I remember when I was a teen being fundamentally confused in a way that people just thought I was being an asshole about the impulse to go to Star Trek cons, because it seemed to me it was diminishing returns — I went to comics shows to get more comics, not to have an experience that’s different but sort of in the same neighborhood. I sort of wanted to see the blooper reel, but the rest baffled me. We don’t question that impulse anymore as a legitimate thing, and I think that has to bleed back onto these stories a bit, or at least indicate we treat the works differently, too.
You can pretty much define all of this era of TV and all of their precursors as mythic structure + strong identification/wish fullfillment + attempt at cohesive, satisfying, whole, right?
I’m not the hugest Wire fan in the world, but even so I’d say wish fulfillment is minimal in that show. The gang material could have the same appeal to vicarious-living white folks as its rap equivalent, I suppose (cf. David Heatley’s horrible race comic) but in the end all of those guys were pretty down-to-earth figures, except for Omar of course, and the thoroughly evil Marlo. The cops, forget about it, the closest you come is McNulty and I think it’s tough to watch that show and want to be McNulty.
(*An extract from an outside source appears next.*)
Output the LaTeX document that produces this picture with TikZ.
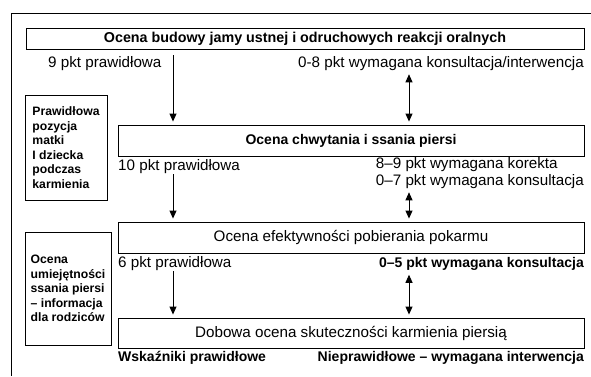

Yeah, I think the identification factor on that one is on relatively low but the other two are turned up pretty high, which is why it always missed out on a certain kind of fan.
That said, I do sort of aspire to be Bunk Moreland.
I dig the fact that the elements which snared my interest are left ambivalent: the symbolism of the devil nets, the putative purpose of the horns, who all the other cultists were, none of that is truly resolved. Coale’s preternatural instinct for finding evidence where other detectives found dead ends is as much up in the air as the vortex / mandala symbolism which tugged him along. In the stead of Hard Answers I found significant satisfaction in the finale: where Marty had previously only mouthed the words “I’m fucked up,” the heartbreaking struggle to smile that becomes a sob allowed him to recognize it*; and being privy to Rust’s transformation from pessimist to optimist was kind of miraculous,** esp. given that it’s leveraged on his acceptance of both an afterlife and the love of a daughter he lost a lifetime ago. These were colossal admissions from men whose journey was 7/8s panic, denial & misdirected aggression.
That both these narcissistic jerks found their final redemption not in death, but in the women closest to them is also worth noting.*** Our main characters are ciphers themselves, outside their work, denying themselves the lives they already have, opting instead for negative escapism that robs them of the capacity for joy. What were Marty’s interests outside of work & sex? Fly fishing? Sports? We saw evidence of both these as often as we saw Fox Mulder feed his fish or sleep in his bed. Prior to their recovery in the ICU, the closest they came to happiness was in discovering a grudging friendship, and that was definitely my favorite part: watching them detail each others’ fallacies & deficiencies. Coale’s rancor with Marty was always in how Marty chose to be a stereotypical cop, “eating his own,” by treating his wife & daughters with more dismissiveness than his mistresses: yet he must have seen something there worth trusting beyond a blind belief that Hart would have his back, and I think Marty laid that bare in their talk in the car en route to Carcosa. The mutual bird salute in the ICU sealed my faith in their friendship: imperfect as it is, it will endure & evolve, and isn’t that all we could really ask for? Fuck all the darkness and tragedy and raging bull wangst, let’s have a laugh. “Never change, man.”
That TD borrows openly from Moore ain’t a thang to me. The writer had already fessed to an interest in Moore & Morrison’s metaphysical meandering, and both those writers admit to borrowing freely from physicists & fringe theorists. These ideas are the equivalent of jazz standards, these days: it’s all a matter of how they’re played. That the writer chose to play them in a pulp narrative / reclamation of True Crime from the lemon-sucking wannabe Spillanes & Frank Millers… Well, that’s why I got hooked and why I stuck around. Whatever the author’s sources are, what influences he wears like pinback buttons, they’re not the story. That these things get confused with the “meaning” of the work is the same mistake as confusing Kafka’s biography with what he wrote. Not to suggest there’s an equivalent literary quality to the work: there isn’t. But I don’t think that was ever the intent, being taken that seriously. It’s like reading philosophy into Buffy or LOST. You can, but does it enrich the work or distract you from being able to appreciate its qualities as a story? That’s always going to be in the audience’s court. I think TV audiences are still struggling to learn how to ‘read’ genre fiction the same way maturing mainstream comics fans were learning to evaluate comics during the 80s as the American form of the medium evolved. The big problem, obviously, is confusing opinion-on-the-internet with our own capacity for interpretation instead of using it as a supplement– the difference between “reading” Cliff’s Notes and re-reading a work until we are capable of coming to our own conclusions. We ain’t there yet, that’s for sure.
Anyroad, apologies for blithering at such length. Enjoyed your take, as ever.
* And, one hopes, come to terms with it– after all, being a hypocritical sexist jackass is almost nothing compared to the Evil Men Do.
** Or as near as he’s likely to get… his character being basically Batman if Bruce Wayne had spent his childhood excising all reference to joy, art & the miracle of free will from his first edition Nietzsches with a hobby knife.
*** As is the series’ restraint in depicting / fetishizing violence against women. Something I personally applaud. The closest TD got to onscreen abuse was in the character of Marty and he reaped the whirlwind for it. Whether this was politically prudent aesthetics instead of an actual sensitivity to subject matter, we could debate for days and never come to a real conclusion. I suspect it was outwith the scope of the series due to the limited canvas the showrunners chose.